[Ads-l] Query from New York Times on "Sounds good."
Arnold M. Zwicky
zwicky at STANFORD.EDU
Fri Dec 9 22:50:58 UTC 2016
> On Dec 9, 2016, at 1:46 PM, Ben Zimmer <bgzimmer at gmail.com> wrote:
>
> Paging Arnold Zwicky... sounds like a case of the Recency Illusion,
> Frequency Illusion, and Adolescent Illusion all wrapped up in one.
>
> http://itre.cis.upenn.edu/myl/languagelog/archives/002407.html
yup.
>
> On Fri, Dec 9, 2016 at 4:36 PM, Cohen, Gerald Leonard <gcohen at mst.edu>
> wrote:
>
>> Dear ads-l colleagues,
>>
>> Would anyone be able to help Jane Karr (New York Times editor) with her
>> query
>> below? Any assistance would be much appreciated.
>>
>> G. Cohen
>>
>>
>>
>>
>> From: Karr, Jane [jakarr at nytimes.com]
>> Sent: Friday, December 09, 2016 2:29 PM
>> To: Cohen, Gerald Leonard
>> Subject: NYT inquiry
>>
>>
>> Professor Cohen,
>> For the magazine I edit, Education Life, I'm wondering if you could shed
>> light on the usage of the phrase "Sounds good."

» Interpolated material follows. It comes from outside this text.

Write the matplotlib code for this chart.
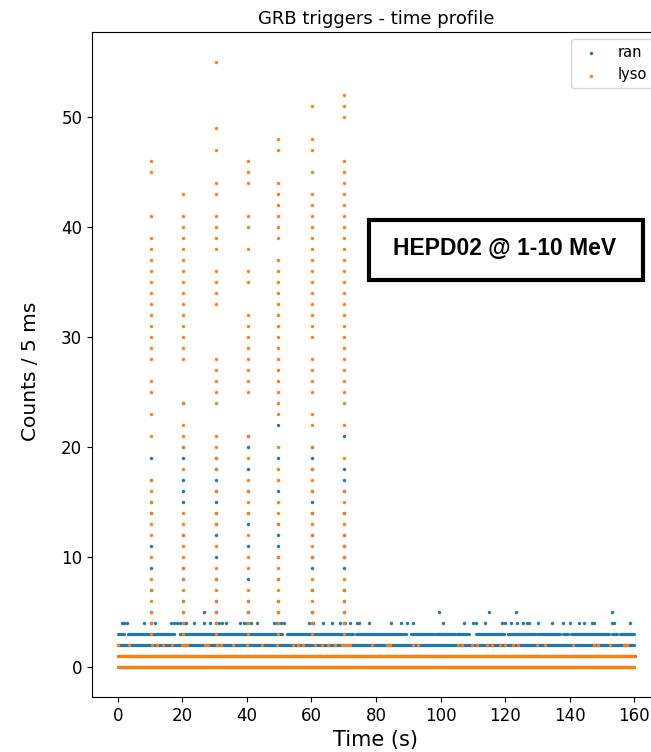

>> I notice it was entered in the Urban Dictionary in 2009, although I've
>> been hearing it from young people more recently in alarming frequency.
>> (They are Midwesterners and college students.)
>> Do you have a sense of when this phrase was popularized and was it on
>> campus?
SOUND (plus other perception verbs, like FEEL, LOOK, TASTE) with adjectival complements goes way back:
It/That sounds wonderful/fantastic/terrible/good/great/awful/... (to me)
Meanwhile, subjects like _it_ are freely omissible in casual speech and have been for a long time:
Sounds wonderful/fantastic/terrible/good/great/awful/... (to me)
Put them together, and you get:
Sounds good! (Let's do it!)
Now, there *might* be a fashion for _Sounds good_ as an alternative to the _Ok_ of agreement. Preferences like that do have their days.
Maybe I'm missing something, but I don't see anything particularly notable here.